Boly -- Problem was, as Mays has frequently pointed out, the 'team' didn't play disciplined baseball; they didn't do the 'little things' that needed to be done to win.
Rog -- I certainly wouldn't argue with Willie, but I think the problem was with the pitching. That, and there were some very good teams in the sixties the Giants were competing against, especially the Dodgers and Cardinals.
I looked at the Giants' won-loss record in one-run games from Hart's first full season in 1964 through the last year of the 1960's. There wasn't much difference in their one-run records except in 1967 and 1969.
In 1967 they lost by 10.5 to a very strong Cardinals team, so unless they won about 80% of their one-run games, it wouldn't have mattered.
1969 was the only season it could have made a difference. The Giants finished four games behind the Braves, so if they could have turned their poor 27-32 won-loss record in one-run games into 31-28, they would have won.
I think the primary problem was the pitching, as do most people.
But as it turns out, we're wrong. The pitching was actually good in those season, good enough to win it in some years if the Giants' offense was hitting on all cylinders. The problem actually was the lack of depth beyond the top hitters. The Giants had a lot of scruffy hitters in their lineup that decade.
Boly mentioned Ducky Schofield. He wasn't the only bad hitter the Giants started in the sixties.
Another indication the Giants weren't losing games because of the little things is that their actual record exceeded their Pythagorean record by nine games in those six seasons. The Pythagorean record of a team is the number of wins one would expect from their run differential.
The Giants actually played better than their run differential would indicate, indicating they likely fared pretty well in their close games.
Perhaps if we went back game by game, we could see where Willie was right. But looking from a broader standpoint, it doesn't appear so.
I may study the situation further, but I've learned something here. The Giants' pitching in those six years averaged about third in the (10-team) league. The pitching certainly wasn't LEADING them to wins, but based on the top hitters the Giants had, it should have been enough.
I think the lack of lineup balance was what hurt the Giants. Schofield wasn't the only player who didn't hit as well as the Giants needed.
Injuries to some of their top players hurt, as well. And as mentioned, the Dodgers and Cardinals put together some very good seasons in a time during which only one team in the National League went to the post season.

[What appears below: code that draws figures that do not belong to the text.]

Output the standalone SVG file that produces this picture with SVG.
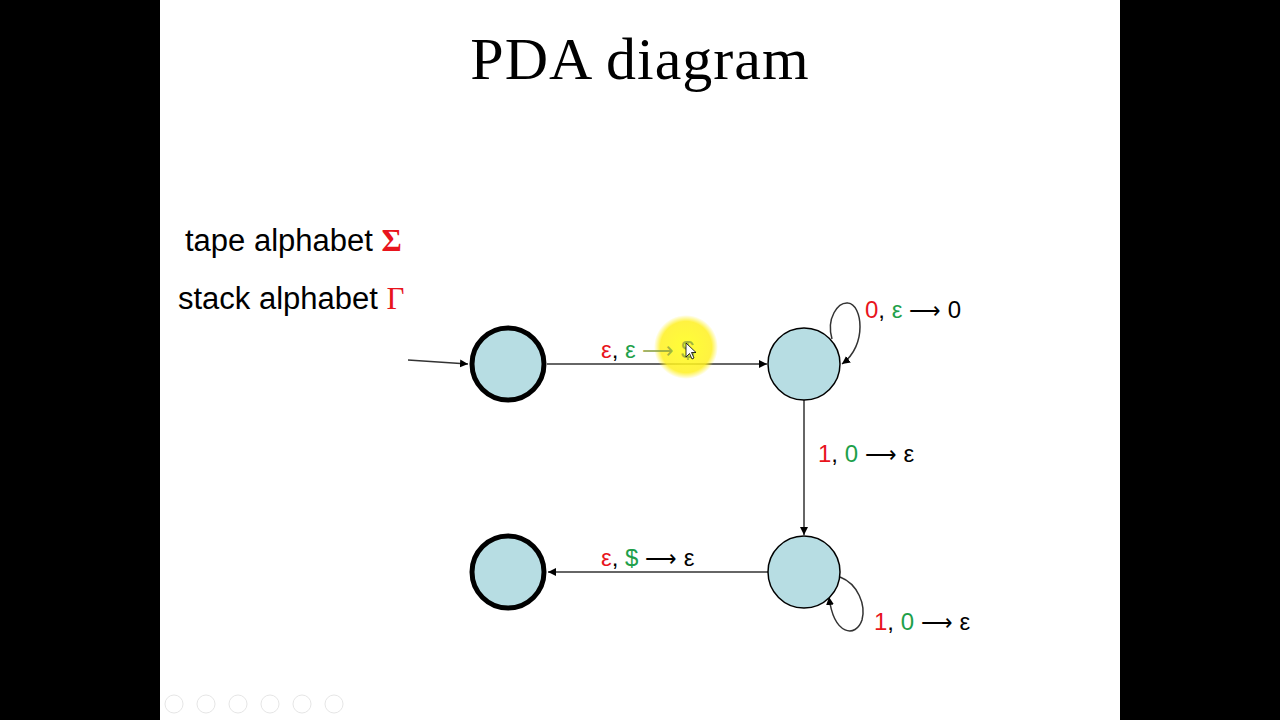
<svg xmlns="http://www.w3.org/2000/svg" width="1280" height="720" viewBox="0 0 1280 720">
<defs>
<style>
.st{fill:#b7dde3;stroke:#000;stroke-width:1.5}
.fin{fill:#b7dde3;stroke:#000;stroke-width:5}
.e{stroke:#333;stroke-width:1.5;fill:none}
.lb{font-family:"Liberation Sans",Arial,sans-serif;font-size:24px;fill:#000}
.ar{font-family:"DejaVu Sans",sans-serif;font-size:22px;font-weight:200}
.r{fill:#e8141c}
.g{fill:#1ea04a}
.ui{fill:none;stroke:#e6e6e6;stroke-width:1}
</style>
<marker id="ah" viewBox="0 0 10 10" refX="10" refY="5" markerWidth="8" markerHeight="8" markerUnits="userSpaceOnUse" orient="auto">
<path d="M0,0 L10,5 L0,10 z" fill="#000"/>
</marker>
<radialGradient id="hl">
<stop offset="0" stop-color="#ffff20" stop-opacity="0.9"/>
<stop offset="0.8" stop-color="#fff020" stop-opacity="0.85"/>
<stop offset="1" stop-color="#fff020" stop-opacity="0"/>
</radialGradient>
</defs>
<rect width="1280" height="720" fill="#000"/>
<rect x="160" y="0" width="960" height="720" fill="#fff"/>
<text x="640" y="79" text-anchor="middle" font-family="'Liberation Serif','DejaVu Serif',serif" font-size="60" letter-spacing="1" fill="#000">PDA diagram</text>
<text x="185" y="251" font-family="'Liberation Sans',Arial,sans-serif" font-size="31" fill="#000">tape alphabet <tspan font-family="'Liberation Serif',serif" font-weight="bold" fill="#e8141c">Σ</tspan></text>
<text x="178" y="309" font-family="'Liberation Sans',Arial,sans-serif" font-size="31" fill="#000">stack alphabet <tspan font-family="'Liberation Serif',serif" fill="#e8141c">Γ</tspan></text>
<g id="connectors">
<line class="e" x1="408" y1="360" x2="468" y2="364" marker-end="url(#ah)"/>
<line class="e" x1="547" y1="364" x2="767" y2="364" marker-end="url(#ah)"/>
<line class="e" x1="804" y1="400" x2="804" y2="535" marker-end="url(#ah)"/>
<line class="e" x1="768" y1="572" x2="548" y2="572" marker-end="url(#ah)"/>
<path class="e" d="M832,339 C826,318 838,302 848,303 C862,304 868,345 842,364" marker-end="url(#ah)"/>
<path class="e" d="M840,577 C858,584 866,605 862,620 C856,638 834,636 829,597" marker-end="url(#ah)"/>
</g>
<g id="q1"><circle class="fin" cx="508" cy="364" r="36"/></g>
<g id="q2"><circle class="st" cx="804" cy="364" r="36"/></g>
<g id="q3"><circle class="st" cx="804" cy="572" r="36"/></g>
<g id="q4"><circle class="fin" cx="508" cy="572" r="36"/></g>
<g id="labels">
<circle cx="686" cy="347" r="32" fill="url(#hl)"/>
<text class="lb" x="601" y="358"><tspan class="r">ε</tspan>, <tspan class="g">ε</tspan> <tspan fill="#8aa040" fill-opacity="0.8"><tspan class="ar">⟶</tspan> $</tspan></text>
<text class="lb" x="865" y="318"><tspan class="r">0</tspan>, <tspan class="g">ε</tspan> <tspan class="ar">⟶</tspan> 0</text>
<text class="lb" x="818" y="462"><tspan class="r">1</tspan>, <tspan class="g">0</tspan> <tspan class="ar">⟶</tspan> ε</text>
<text class="lb" x="601" y="566"><tspan class="r">ε</tspan>, <tspan class="g">$</tspan> <tspan class="ar">⟶</tspan> ε</text>
<text class="lb" x="874" y="630"><tspan class="r">1</tspan>, <tspan class="g">0</tspan> <tspan class="ar">⟶</tspan> ε</text>
</g>
<path d="M686,343 L686,357 L689.5,353.5 L692,359 L694,358 L691.5,352.5 L696,352.5 Z" fill="#fff" stroke="#000" stroke-width="0.8"/>
<g id="toolbar">
<circle class="ui" cx="174" cy="704" r="9"/><circle class="ui" cx="206" cy="704" r="9"/><circle class="ui" cx="238" cy="704" r="9"/><circle class="ui" cx="270" cy="704" r="9"/><circle class="ui" cx="302" cy="704" r="9"/><circle class="ui" cx="334" cy="704" r="9"/>
</g>
</svg>
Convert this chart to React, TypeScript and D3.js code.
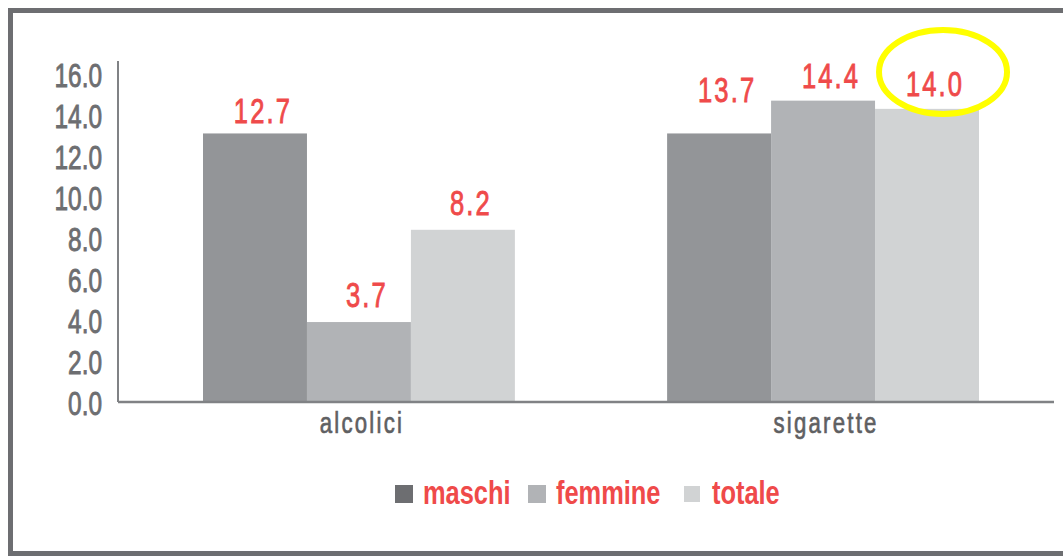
import React from "react";
import { scaleBand, scaleLinear, range, format } from "d3";

// data
const categories = ["alcolici", "sigarette"];
const series = ["maschi", "femmine", "totale"];
// bar heights as drawn in the reference
const barValues = [
  [13.1, 3.9, 8.4],
  [13.1, 14.7, 14.3],
];
// values printed above the bars
const labelValues = [
  [12.7, 3.7, 8.2],
  [13.7, 14.4, 14.0],
];
const yTicks = range(0, 16.1, 2);
const highlighted = { cat: 1, ser: 2 };

const barColors = ["#939598", "#b1b3b6", "#d1d3d4"];
const legendColors = ["#6d6e71", "#b1b3b6", "#d1d3d4"];
const RED = "#ef4a4a";
const FONT = "'Liberation Sans', Arial, sans-serif";

const W = 1063;
const H = 556;

// condensed text: the reference uses a narrow typeface, so squeeze horizontally
function NarrowText({ x, y, sx = 0.75, children, ...rest }: any) {
  return (
    <g transform={`translate(${x},${y}) scale(${sx},1)`}>
      <text x={0} y={0} {...rest}>
        {children}
      </text>
    </g>
  );
}

export default function App() {
  const y = scaleLinear().domain([0, 16]).range([402, 74]);
  const x0 = scaleBand().domain(categories).range([203, 979]).paddingInner(0.328);
  const x1 = scaleBand().domain(series).range([0, x0.bandwidth()]);
  const fmt = format(".1f");
  const axisX = 118;

  const legendX = [395, 528, 684];
  const legendSize = [18, 18, 16];

  const hiX = x0(categories[highlighted.cat])! + x1(series[highlighted.ser])! + x1.bandwidth() / 2;
  const hiY = y(labelValues[highlighted.cat][highlighted.ser]);

  return (
    <svg
      width={W}
      height={H}
      style={{ position: "absolute", left: 0, top: 0, background: "#fff" }}
      fontFamily={FONT}
    >
      {/* frame */}
      <rect x={10.5} y={10.5} width={W + 20} height={543} fill="none" stroke="#6d6e71" strokeWidth={5} />

      {/* bars */}
      {categories.map((c, ci) =>
        series.map((s, si) => (
          <rect
            key={c + s}
            x={x0(c)! + x1(s)!}
            y={y(barValues[ci][si])}
            width={x1.bandwidth()}
            height={y(0) - y(barValues[ci][si])}
            fill={barColors[si]}
          />
        ))
      )}

      {/* axes */}
      <line x1={axisX} x2={axisX} y1={y(16) - 13} y2={y(0)} stroke="#808285" strokeWidth={2} />
      <line x1={axisX} x2={1054} y1={y(0)} y2={y(0)} stroke="#808285" strokeWidth={2.5} />
      {yTicks.map((t) => (
        <NarrowText
          key={t}
          x={axisX - 16}
          y={y(t) + 13}
          sx={0.74}
          textAnchor="end"
          fontSize={33}
          fill="#6d6e71"
          stroke="#6d6e71"
          strokeWidth={0.9}
        >
          {fmt(t)}
        </NarrowText>
      ))}
      {categories.map((c) => (
        <NarrowText
          key={c}
          x={x0(c)! + x0.bandwidth() / 2 + 3}
          y={433}
          sx={0.74}
          textAnchor="middle"
          fontSize={30}
          letterSpacing={3}
          fill="#5f6062"
          stroke="#5f6062"
          strokeWidth={0.7}
        >
          {c}
        </NarrowText>
      ))}

      {/* value labels */}
      {categories.map((c, ci) =>
        series.map((s, si) => (
          <NarrowText
            key={"l" + c + s}
            x={x0(c)! + x1(s)! + x1.bandwidth() / 2 + 8}
            y={y(labelValues[ci][si]) - 19}
            sx={0.71}
            textAnchor="middle"
            fontSize={36}
            letterSpacing={3}
            fill={RED}
            stroke={RED}
            strokeWidth={0.9}
          >
            {fmt(labelValues[ci][si])}
          </NarrowText>
        ))
      )}

      {/* highlight ring */}
      <ellipse
        cx={hiX + 16}
        cy={hiY - 43}
        rx={64}
        ry={42}
        fill="none"
        stroke="#ffff00"
        strokeWidth={6}
      />

      {/* legend */}
      {series.map((s, i) => (
        <g key={"lg" + s}>
          <rect
            x={legendX[i]}
            y={494 - legendSize[i] / 2}
            width={legendSize[i]}
            height={legendSize[i]}
            fill={legendColors[i]}
          />
          <NarrowText
            x={legendX[i] + 28}
            y={504}
            sx={0.77}
            fontSize={33}
            fontWeight="bold"
            fill={RED}
          >
            {s}
          </NarrowText>
        </g>
      ))}
    </svg>
  );
}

If there had been a wildcard back in those years, the Giants may have fared far better. The Giants were pretty consistent in the sixties, but they often fell just short.
If we look at the one playoff they had, they came from behind in the ninth inning of the deciding game to beat the Dodgers. And when they lost the deciding game of the World Series by one run, it was really the Yankees' defense that made the difference in a low-scoring game.
Tom Tresh backhanded Willie Mays' bid for a run scoring double off Ralph Terry in the bottom of the 7th inning, to keep the score at 1-0. In the ninth, it was the wet grounds and a fine defensive play by Roger Maris that kept Matty Alou from scoring the tying run.
Then Willie McCovey hit a ball hard enough that four out of five times would have been a hit and won the Series. But that time he hit it where Bobby Richardson could reach out and snare it for the game-ending out.
I don't see where doing the little things better would have made a huge difference. With the exception of 1969, when the Giants lost out on the NL pennant, either they lost by a host of games (1967 and 1968, both to the Cardinals) or had good records in one-run games, indicating they weren't hurt by a lack of the little things.
Going back to 1962, they battled like crazy to overcome a 4-game deficit to the Dodgers with 7 games to go. They tied it in the 162nd game of the season on a Willie Mays 8th-inning home run off Turk Farrell IIRC. They won it with a comeback win in the 165th.
Then they had the misfortune to lose that final game of the World Series due to excellent Yankees late-inning defense -- and the horrible luck of having Willie McCovey hit the heck out of what would have been the Series-winning hit if not for the well-positioned Richardson.
By the way, would you have pitched to the lefty-hitting McCovey if you were the Yankees, or would you have put him on first so the right-handed Terry could face right-handed hitting Orlando Cepeda?
McCovey was hitting only .214 in the World Series before that key at bat, but Cepeda was hitting just .158. Cepeda had hit right-handers better than lefties that season, but not as well as McCovey did.
I'm going to go with the decision the Yankees made, although it would likely go the other way in today's game. I think McCovey was the more likely of the two to get a hit, but not by so much that I would have walked him and created the possibility that Cepeda would have walked in a run, as he did in the 9th inning of the final playoff game to put the Giants ahead for good.
Tough call, but there you have my opinion.
One other point: Had Richardson played way over into the hole in what later became the "McCovey shift," Willie's drive likely would have gone through, and the Giants would have gone home World Series champs, with Matty Alou scoring the tying run and Mays the decider.
Not only that, but if you look at the 1965 and 1966 seasons, argueably the three (3) best that the three of them had as a unit, the one HUGE thing they really lacked was a lead off hitter.